Located at the midpoint between East and West Coasts, Winnipeg is the capital of a province rich in agricultural and natural resources. In the 21st Century, the city is pursuing economic growth by better connecting industry and education, while better equipping its large aboriginal population for opportunity.
Improving Connectivity through Collaboration
Internet service in Winnipeg has long been plagued by high latency, high transport costs and frequent failures due to being routed through other provinces and even parts of the United States. To address these issues, four local businessmen began the non-profit Manitoba Internet Exchange (MBIX), the area’s only local IXP, in 2011. The exchange became operational in 2013, with initial members including Les.Net, Rainy Day, CIRA, Global Service Centre, Akamai International, Hurricane Electric, VOI Networks Inc., Adam Thompson and Packet Clearing House.
MBIX allows members to directly connect to one another over unmetered ethernet in order to exchange local Internet traffic, bypassing the need for expensive and complex routing. As of 2017, the MBIX owns and operates the ethernet switching platform used to interconnect local member networks. The IXP also offers access to an Akamai cache, local root DNS serves and a competitive transit provider to local ISPs peering on its platform. MBIX successfully attracted the global Hurricane Electric network to Winnipeg, which offers Internet transit at a fraction of the cost offered by existing local providers.
North Forge Technology Exchange
The North Forge Technology Exchange is an innovation-based economic development agency in Winnipeg that provides entrepreneurs with award-winning mentors, subject-matter experts and a two-stage startup program that includes business training and access to financing. It was conceived by the teams behind The Eureka Project, AssentWorks, Ramp Up Manitoba and Startup Winnipeg working in collaboration. The North Forge Technology Exchange is Canada’s largest non-profit fabrication workshop, providing access to digital fabrication and prototyping equipment as well as training and support. Its services include cloud hosting for development servers, web servers, file servers and production environments; the UX Lab, which offers assistance with user and usability testing and stakeholder interviews; the Advanced ICT Lab, a digital maker space; and a subscription market intelligence platform. As of September 2016, the North Forge Technology Exchange has produced 2550 developed prototypes, 75 new businesses, over 75 new jobs and $175 million in new revenue.
Winnipeg has formed partnerships linking employers like Canadian Tire to the University of Winnipeg, an ICT association and other public-private groups to improve the supply of skilled employees.
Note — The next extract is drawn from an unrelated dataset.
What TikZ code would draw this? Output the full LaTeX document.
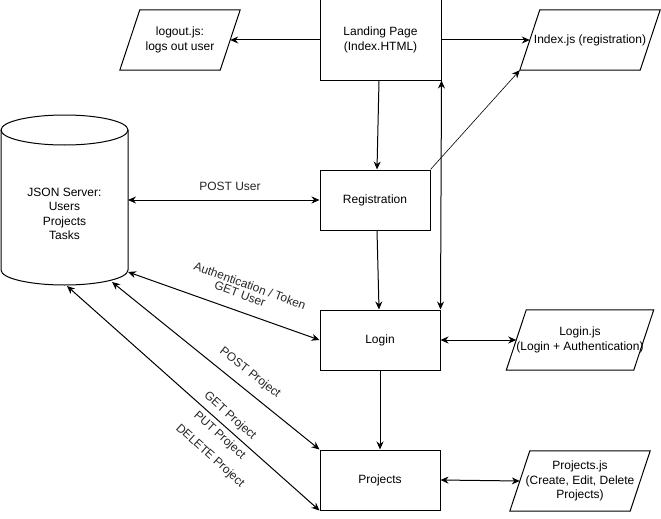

The Composite Innovation Centre (CIC), a public-private R&D organization, has developed technologies and supply chains for high-performance composites based on agricultural materials such as hemp and flax, which reduces costs for employers like Boeing and Magellan Aerospace. CIC’s success has led to the creation of a national consortium, Canadian Composites Manufacturing R&D, to conduct pre-competitive R&D for multiple companies. CIC also has a training program that gives Winnipeg students on-the-job experience and supports skills development in companies.
Closing the Digital Divide
Winnipeg has leveraged its public library system as a way to close the digital divide among citizens. The library provides free access to 350 public computers with Internet access and a variety of MS Office software for public use. Library staff have created online resource guides on topics including employment, health, Indigenous resources, learning languages and consumer information to help patrons access its 40+ online learning databases. The library also provides free computer workshops on topics from basic email and Internet search training to more advanced courses on MS Office software usage.
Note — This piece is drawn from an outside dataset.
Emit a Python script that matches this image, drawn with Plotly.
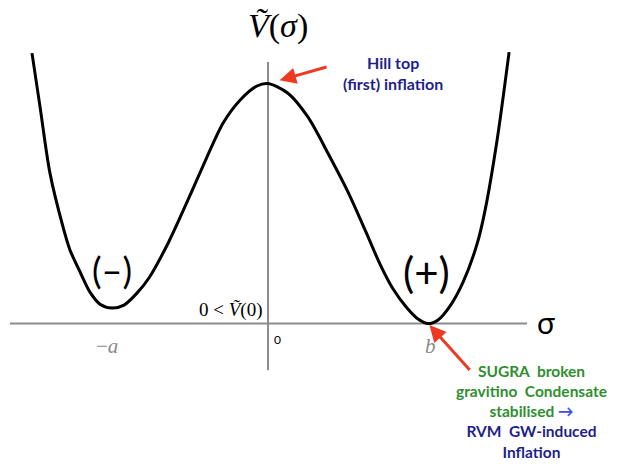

To make its many resources more easily available to the public, the Winnipeg library system has added self-checkout technology and an online information service that tracks questions and answers for future reference by staff. The West End Library branch in Winnipeg became the first in Canada to introduce smart lockers, allowing patrons to pick up and check out requested items outside of library hours. The Winnipeg Public Library has also developed a mobile app, WPL to Go, that allows users to search the catalogue, place holds, browse library programs, find their nearest branch and link to other library functions.
The Digital Voices Project originated at Winnipeg’s largest secondary school. Oral storytelling is a vital part of aboriginal culture in Manitoba, and the Project provides students with digital skills training and supports them in building personal, familial and cultural stories across multiple media. The University has established a drop-in facility for inner-city residents, the Wii Chiiwaakanak Learning Centre, where visitors benefit from free computer access as well as academic, traditional language and homework help programs. This supplements the free Internet access and ICT workshops available throughout the Winnipeg library system. Among Winnipeg’s most innovative developments for its First Nations residents is the Aboriginal Peoples Television Network (APTN), the first national aboriginal TV network, for which more than 80% of programming originates in Canada. A social media offshoot, APTN Digital Drum, allows aboriginal youth to express their cultural identity and connect with each other.
Home to North America’s oldest ballet company, Winnipeg also has a thriving arts and culture scene. An independent film from two Winnipegers, Indie Game: The Movie, won awards at the Sundance Festival and was a New York Times Critic’s Pick. Funded on Kickstarter, it tells the inside story of the creation of a video game. In its funding, development and ultimate success, the film is a symbol of Winnipeg’s ambitions and achievement.